*** Records for this exercise ***

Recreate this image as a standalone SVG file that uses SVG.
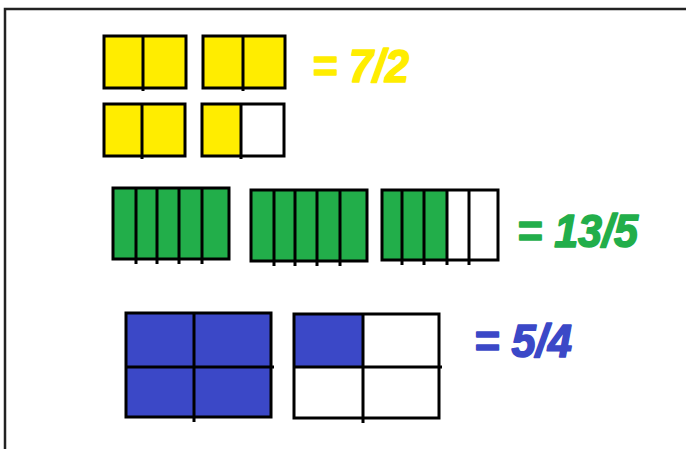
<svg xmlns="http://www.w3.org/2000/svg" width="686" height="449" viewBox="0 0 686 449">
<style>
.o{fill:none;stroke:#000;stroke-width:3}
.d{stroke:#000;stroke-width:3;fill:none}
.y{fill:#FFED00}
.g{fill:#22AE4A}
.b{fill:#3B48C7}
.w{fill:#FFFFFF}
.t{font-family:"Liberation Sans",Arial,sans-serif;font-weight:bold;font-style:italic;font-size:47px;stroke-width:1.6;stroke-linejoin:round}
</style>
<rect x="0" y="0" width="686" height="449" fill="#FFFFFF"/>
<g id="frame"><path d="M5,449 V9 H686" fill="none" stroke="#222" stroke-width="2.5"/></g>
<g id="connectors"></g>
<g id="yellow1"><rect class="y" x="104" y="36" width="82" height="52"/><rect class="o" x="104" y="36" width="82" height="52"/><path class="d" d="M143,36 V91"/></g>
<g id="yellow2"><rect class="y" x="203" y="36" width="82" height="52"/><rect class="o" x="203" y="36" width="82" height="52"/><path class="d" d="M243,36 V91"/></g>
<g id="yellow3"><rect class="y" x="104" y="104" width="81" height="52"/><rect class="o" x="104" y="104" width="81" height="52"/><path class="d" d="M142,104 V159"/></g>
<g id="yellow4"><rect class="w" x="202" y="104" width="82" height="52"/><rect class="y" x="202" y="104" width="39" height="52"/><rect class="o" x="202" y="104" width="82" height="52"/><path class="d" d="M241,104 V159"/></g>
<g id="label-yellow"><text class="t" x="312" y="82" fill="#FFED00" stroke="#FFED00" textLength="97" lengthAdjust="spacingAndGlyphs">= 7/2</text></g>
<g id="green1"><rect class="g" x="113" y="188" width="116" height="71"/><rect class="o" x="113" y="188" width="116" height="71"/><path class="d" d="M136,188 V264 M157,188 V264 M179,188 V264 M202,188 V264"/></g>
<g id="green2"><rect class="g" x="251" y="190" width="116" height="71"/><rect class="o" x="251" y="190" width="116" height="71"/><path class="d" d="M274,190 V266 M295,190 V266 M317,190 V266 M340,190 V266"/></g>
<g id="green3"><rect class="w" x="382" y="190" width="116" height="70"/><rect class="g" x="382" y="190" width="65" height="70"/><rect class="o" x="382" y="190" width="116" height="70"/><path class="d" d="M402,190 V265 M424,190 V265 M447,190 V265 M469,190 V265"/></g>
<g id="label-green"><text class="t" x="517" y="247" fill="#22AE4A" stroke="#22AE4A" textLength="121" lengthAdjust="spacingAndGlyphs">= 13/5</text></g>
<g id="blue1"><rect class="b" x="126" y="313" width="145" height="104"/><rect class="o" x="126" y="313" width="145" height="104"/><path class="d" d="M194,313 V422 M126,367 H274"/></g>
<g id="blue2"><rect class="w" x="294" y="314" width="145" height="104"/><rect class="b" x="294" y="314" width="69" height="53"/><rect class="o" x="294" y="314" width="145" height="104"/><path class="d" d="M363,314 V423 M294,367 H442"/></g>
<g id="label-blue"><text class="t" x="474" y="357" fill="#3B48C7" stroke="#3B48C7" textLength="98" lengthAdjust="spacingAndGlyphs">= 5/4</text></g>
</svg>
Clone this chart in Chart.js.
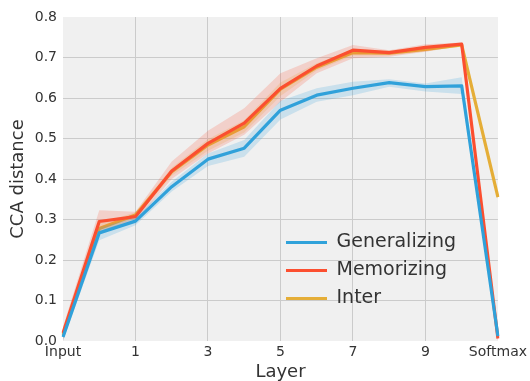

***

» What is needed
All the records above need to be given again word for word. Skip the pictures.

» Answer to the problem
Recreate this image as a standalone SVG file that uses SVG.
<svg xmlns="http://www.w3.org/2000/svg" width="686" height="449" viewBox="0 0 686 449">
<style>
.o{fill:none;stroke:#000;stroke-width:3}
.d{stroke:#000;stroke-width:3;fill:none}
.y{fill:#FFED00}
.g{fill:#22AE4A}
.b{fill:#3B48C7}
.w{fill:#FFFFFF}
.t{font-family:"Liberation Sans",Arial,sans-serif;font-weight:bold;font-style:italic;font-size:47px;stroke-width:1.6;stroke-linejoin:round}
</style>
<rect x="0" y="0" width="686" height="449" fill="#FFFFFF"/>
<g id="frame"><path d="M5,449 V9 H686" fill="none" stroke="#222" stroke-width="2.5"/></g>
<g id="connectors"></g>
<g id="yellow1"><rect class="y" x="104" y="36" width="82" height="52"/><rect class="o" x="104" y="36" width="82" height="52"/><path class="d" d="M143,36 V91"/></g>
<g id="yellow2"><rect class="y" x="203" y="36" width="82" height="52"/><rect class="o" x="203" y="36" width="82" height="52"/><path class="d" d="M243,36 V91"/></g>
<g id="yellow3"><rect class="y" x="104" y="104" width="81" height="52"/><rect class="o" x="104" y="104" width="81" height="52"/><path class="d" d="M142,104 V159"/></g>
<g id="yellow4"><rect class="w" x="202" y="104" width="82" height="52"/><rect class="y" x="202" y="104" width="39" height="52"/><rect class="o" x="202" y="104" width="82" height="52"/><path class="d" d="M241,104 V159"/></g>
<g id="label-yellow"><text class="t" x="312" y="82" fill="#FFED00" stroke="#FFED00" textLength="97" lengthAdjust="spacingAndGlyphs">= 7/2</text></g>
<g id="green1"><rect class="g" x="113" y="188" width="116" height="71"/><rect class="o" x="113" y="188" width="116" height="71"/><path class="d" d="M136,188 V264 M157,188 V264 M179,188 V264 M202,188 V264"/></g>
<g id="green2"><rect class="g" x="251" y="190" width="116" height="71"/><rect class="o" x="251" y="190" width="116" height="71"/><path class="d" d="M274,190 V266 M295,190 V266 M317,190 V266 M340,190 V266"/></g>
<g id="green3"><rect class="w" x="382" y="190" width="116" height="70"/><rect class="g" x="382" y="190" width="65" height="70"/><rect class="o" x="382" y="190" width="116" height="70"/><path class="d" d="M402,190 V265 M424,190 V265 M447,190 V265 M469,190 V265"/></g>
<g id="label-green"><text class="t" x="517" y="247" fill="#22AE4A" stroke="#22AE4A" textLength="121" lengthAdjust="spacingAndGlyphs">= 13/5</text></g>
<g id="blue1"><rect class="b" x="126" y="313" width="145" height="104"/><rect class="o" x="126" y="313" width="145" height="104"/><path class="d" d="M194,313 V422 M126,367 H274"/></g>
<g id="blue2"><rect class="w" x="294" y="314" width="145" height="104"/><rect class="b" x="294" y="314" width="69" height="53"/><rect class="o" x="294" y="314" width="145" height="104"/><path class="d" d="M363,314 V423 M294,367 H442"/></g>
<g id="label-blue"><text class="t" x="474" y="357" fill="#3B48C7" stroke="#3B48C7" textLength="98" lengthAdjust="spacingAndGlyphs">= 5/4</text></g>
</svg>
Clone this chart in Chart.js.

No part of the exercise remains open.